La grande différence entre ces deux dernières explications et la théorie monétariste de l'inflation provient du fait qu'elles considèrent qu'une création monétaire ne sera inflationniste que si l'appareil de production ne peut répondre à l'augmentation de la demande, et que si les coûts de production unitaires s'élèvent. Si cela n'est pas le cas, l'accroissement de la quantité de monnaie en circulation se traduira par un surcroît de demande satisfait par un surcroît de production, et peut même conduire à des baisses de prix si l'on se trouve dans une zone de production à rendements croissants.

• Dans une autre approche, dite « régulation- niste», l'inflation apparaît comme liée à une phase de l'histoire du capitalisme, celle de la régulation monopoliste.

L'inflation ne serait donc pas le fruit d'un dérèglement du système, mais au contraire un élément de régulation, dans la mesure où elle permet aux entreprises de répercuter la hausse de leurs coûts sur leurs prix de vente afin de maintenir leur profit. Cela serait rendu possible par l'atténuation de la concurrence, par la hausse de la demande d'origine salariale et par l'expansion des moyens de paiement garantie par les autorités monétaires en fonction des besoins de l'économie. L'inflation favoriserait ainsi la croissance et permettrait d'atténuer les tensions sociales, puisque la stabilité des profits pousserait les entreprises à investir et à embaucher, tandis que l'augmentation des coûts salariaux et du crédit à l'économie élargirait parallèlement les débouchés des entreprises. Cette situation correspond à la période d'inflation modérée allant de la fin de la Seconde Guerre mondiale au milieu des années 1970, durant laquelle une croissance forte et régulière avait assuré le quasi-plein-emploi et l'amélioration sensible du sort des salariés.

L'inflation dans l'histoire

L'inflation n'est pas un phénomène propre au xxe siècle. Au iiie siècle de notre ère, alors que l'Empire romain connaissait une grave crise à la fois militaire, économique et monétaire, une forte inflation avait ébranlé la société. Elle était due à une pénurie de denrées, mais aussi à l'émission massive de « mauvaise monnaie ». Cela avait conduit en 301 l'empereur Dioclétien à décréter l'« édit du maximum » réglementant les hausses de prix et des revenus.

De nouvelles « poussées inflationnistes », largement dues aux guerres ou aux troubles intérieurs, se produisirent à la fin du xviiie siècle, en particulier en France durant les années révolutionnaires.

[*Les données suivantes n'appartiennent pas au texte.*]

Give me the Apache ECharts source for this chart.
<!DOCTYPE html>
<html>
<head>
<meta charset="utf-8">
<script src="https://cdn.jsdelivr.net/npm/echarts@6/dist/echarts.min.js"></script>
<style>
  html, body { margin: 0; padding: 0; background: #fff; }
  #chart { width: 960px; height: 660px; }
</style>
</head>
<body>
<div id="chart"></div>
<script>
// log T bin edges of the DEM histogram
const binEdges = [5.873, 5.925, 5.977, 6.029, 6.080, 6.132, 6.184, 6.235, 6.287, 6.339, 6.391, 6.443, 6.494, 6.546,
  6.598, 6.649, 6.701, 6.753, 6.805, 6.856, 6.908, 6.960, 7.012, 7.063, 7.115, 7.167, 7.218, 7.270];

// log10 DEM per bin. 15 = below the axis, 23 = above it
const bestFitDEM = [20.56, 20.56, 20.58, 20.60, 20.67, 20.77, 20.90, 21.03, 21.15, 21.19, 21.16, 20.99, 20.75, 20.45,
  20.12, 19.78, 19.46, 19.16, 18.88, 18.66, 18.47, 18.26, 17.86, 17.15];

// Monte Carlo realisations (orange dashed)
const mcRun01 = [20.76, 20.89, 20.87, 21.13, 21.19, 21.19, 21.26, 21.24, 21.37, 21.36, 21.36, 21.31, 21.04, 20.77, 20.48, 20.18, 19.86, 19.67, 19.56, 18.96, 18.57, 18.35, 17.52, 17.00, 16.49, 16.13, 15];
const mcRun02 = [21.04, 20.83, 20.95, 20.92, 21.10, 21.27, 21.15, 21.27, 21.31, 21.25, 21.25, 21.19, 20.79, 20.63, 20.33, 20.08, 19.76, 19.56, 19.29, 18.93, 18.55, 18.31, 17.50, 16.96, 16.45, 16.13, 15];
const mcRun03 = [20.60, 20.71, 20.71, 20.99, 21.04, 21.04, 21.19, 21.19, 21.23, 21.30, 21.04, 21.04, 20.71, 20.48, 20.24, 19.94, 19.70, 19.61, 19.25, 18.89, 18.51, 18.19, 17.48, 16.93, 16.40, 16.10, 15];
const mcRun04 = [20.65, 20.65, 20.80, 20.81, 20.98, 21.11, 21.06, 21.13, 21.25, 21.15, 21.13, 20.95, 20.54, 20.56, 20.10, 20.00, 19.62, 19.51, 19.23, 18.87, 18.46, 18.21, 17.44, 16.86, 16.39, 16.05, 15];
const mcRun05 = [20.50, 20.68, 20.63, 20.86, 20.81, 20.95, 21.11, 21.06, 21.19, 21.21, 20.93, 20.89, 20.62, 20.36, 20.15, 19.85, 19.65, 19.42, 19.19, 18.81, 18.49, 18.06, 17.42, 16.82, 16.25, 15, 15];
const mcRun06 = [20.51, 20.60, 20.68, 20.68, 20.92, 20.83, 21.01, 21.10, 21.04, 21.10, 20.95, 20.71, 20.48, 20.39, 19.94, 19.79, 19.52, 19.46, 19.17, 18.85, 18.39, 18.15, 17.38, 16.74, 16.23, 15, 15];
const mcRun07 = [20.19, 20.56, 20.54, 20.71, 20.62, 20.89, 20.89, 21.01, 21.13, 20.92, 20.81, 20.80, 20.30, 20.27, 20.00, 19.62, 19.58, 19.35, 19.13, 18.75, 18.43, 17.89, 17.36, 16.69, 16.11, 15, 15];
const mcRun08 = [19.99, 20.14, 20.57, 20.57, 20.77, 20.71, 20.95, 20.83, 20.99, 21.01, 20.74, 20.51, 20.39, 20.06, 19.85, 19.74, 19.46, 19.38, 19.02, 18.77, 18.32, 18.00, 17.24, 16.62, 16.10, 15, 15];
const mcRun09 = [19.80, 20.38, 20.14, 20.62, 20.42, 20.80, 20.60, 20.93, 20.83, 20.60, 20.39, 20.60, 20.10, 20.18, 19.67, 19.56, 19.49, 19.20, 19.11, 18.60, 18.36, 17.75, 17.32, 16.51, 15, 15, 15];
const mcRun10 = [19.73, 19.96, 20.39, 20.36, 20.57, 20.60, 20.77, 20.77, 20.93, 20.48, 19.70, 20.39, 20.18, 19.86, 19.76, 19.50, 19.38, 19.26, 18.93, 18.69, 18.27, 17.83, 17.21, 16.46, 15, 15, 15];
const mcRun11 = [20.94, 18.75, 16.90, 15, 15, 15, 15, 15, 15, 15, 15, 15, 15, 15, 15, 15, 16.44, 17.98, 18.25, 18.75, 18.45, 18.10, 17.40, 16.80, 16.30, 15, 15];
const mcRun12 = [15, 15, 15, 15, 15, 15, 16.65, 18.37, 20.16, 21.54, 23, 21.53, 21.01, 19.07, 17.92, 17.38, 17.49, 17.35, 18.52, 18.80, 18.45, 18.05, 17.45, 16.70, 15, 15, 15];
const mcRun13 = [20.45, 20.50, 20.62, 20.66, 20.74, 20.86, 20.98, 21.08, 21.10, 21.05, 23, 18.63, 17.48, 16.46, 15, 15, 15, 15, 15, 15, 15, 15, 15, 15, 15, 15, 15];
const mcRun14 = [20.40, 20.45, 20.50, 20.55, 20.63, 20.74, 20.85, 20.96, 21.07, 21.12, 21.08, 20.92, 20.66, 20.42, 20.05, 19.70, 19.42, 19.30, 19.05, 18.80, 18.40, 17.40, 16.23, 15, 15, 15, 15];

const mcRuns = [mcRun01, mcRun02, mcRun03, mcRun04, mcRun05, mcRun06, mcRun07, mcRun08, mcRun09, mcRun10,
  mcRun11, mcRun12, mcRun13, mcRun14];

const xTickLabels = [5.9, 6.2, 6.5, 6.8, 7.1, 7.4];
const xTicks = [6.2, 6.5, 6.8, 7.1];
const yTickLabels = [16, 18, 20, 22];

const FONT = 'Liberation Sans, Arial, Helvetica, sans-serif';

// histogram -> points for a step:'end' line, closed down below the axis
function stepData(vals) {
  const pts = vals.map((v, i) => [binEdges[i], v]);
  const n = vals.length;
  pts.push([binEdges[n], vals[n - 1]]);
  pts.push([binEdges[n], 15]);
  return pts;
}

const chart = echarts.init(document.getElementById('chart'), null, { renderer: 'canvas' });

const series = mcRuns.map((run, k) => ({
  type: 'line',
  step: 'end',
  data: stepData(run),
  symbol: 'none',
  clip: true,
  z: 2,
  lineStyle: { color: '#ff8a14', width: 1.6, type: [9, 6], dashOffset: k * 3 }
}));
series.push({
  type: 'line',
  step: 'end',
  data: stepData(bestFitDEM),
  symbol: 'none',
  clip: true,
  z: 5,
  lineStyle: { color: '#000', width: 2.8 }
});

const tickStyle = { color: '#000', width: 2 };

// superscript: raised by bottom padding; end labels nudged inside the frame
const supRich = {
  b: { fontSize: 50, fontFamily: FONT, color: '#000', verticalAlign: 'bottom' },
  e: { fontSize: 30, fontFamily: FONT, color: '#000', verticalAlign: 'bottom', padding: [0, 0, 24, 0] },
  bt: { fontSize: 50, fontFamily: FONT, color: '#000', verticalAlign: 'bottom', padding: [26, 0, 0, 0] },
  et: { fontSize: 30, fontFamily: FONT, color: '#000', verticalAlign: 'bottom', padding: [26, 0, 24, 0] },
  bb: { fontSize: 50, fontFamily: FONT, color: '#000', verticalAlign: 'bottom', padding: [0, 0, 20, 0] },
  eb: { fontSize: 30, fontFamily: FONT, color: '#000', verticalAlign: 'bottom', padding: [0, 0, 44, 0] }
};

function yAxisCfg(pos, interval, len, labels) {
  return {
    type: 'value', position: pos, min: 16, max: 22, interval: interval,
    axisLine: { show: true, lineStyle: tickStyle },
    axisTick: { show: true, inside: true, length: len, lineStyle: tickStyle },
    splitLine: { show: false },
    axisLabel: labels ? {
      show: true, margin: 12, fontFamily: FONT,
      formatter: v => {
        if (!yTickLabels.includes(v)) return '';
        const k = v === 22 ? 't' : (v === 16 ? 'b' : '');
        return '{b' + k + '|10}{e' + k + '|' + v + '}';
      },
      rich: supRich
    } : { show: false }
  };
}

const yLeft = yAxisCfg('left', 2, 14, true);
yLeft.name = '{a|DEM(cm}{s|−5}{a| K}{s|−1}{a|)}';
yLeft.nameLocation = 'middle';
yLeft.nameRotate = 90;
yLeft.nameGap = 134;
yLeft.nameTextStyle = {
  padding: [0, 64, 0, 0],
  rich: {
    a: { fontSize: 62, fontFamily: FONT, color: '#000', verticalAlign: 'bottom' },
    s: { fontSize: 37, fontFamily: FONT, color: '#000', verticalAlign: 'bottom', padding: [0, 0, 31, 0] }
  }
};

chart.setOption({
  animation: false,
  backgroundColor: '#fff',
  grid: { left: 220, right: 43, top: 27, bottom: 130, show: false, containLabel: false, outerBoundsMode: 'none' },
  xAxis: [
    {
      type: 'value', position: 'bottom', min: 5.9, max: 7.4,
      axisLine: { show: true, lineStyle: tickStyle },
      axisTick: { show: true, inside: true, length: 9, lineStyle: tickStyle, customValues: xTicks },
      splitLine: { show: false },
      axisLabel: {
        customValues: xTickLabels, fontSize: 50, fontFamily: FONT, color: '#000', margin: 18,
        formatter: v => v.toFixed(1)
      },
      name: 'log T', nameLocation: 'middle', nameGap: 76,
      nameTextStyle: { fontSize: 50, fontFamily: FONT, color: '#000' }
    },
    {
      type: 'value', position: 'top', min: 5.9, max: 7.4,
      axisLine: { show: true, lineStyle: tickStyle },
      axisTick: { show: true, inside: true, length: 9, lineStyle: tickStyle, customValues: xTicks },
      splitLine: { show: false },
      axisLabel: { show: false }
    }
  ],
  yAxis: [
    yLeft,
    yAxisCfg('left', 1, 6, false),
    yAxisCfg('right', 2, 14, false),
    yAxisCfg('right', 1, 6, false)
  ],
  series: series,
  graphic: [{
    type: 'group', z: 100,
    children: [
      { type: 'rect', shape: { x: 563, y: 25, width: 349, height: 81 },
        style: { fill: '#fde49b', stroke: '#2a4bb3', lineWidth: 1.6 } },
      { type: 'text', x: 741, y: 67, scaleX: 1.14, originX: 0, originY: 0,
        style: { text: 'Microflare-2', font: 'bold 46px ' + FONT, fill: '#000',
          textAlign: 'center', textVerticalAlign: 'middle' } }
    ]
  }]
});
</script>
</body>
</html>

Le xixe siècle, par contre, fut marqué par une tendance longue à la baisse des prix industriels et agricoles, due aux progrès techniques, à la concurrence et à l'absence d'organisation de la classe ouvrière, dont les revenus nominaux étaient très flexibles à la baisse. De plus, les États menaient des politiques monétaires restrictives, voire de déflation.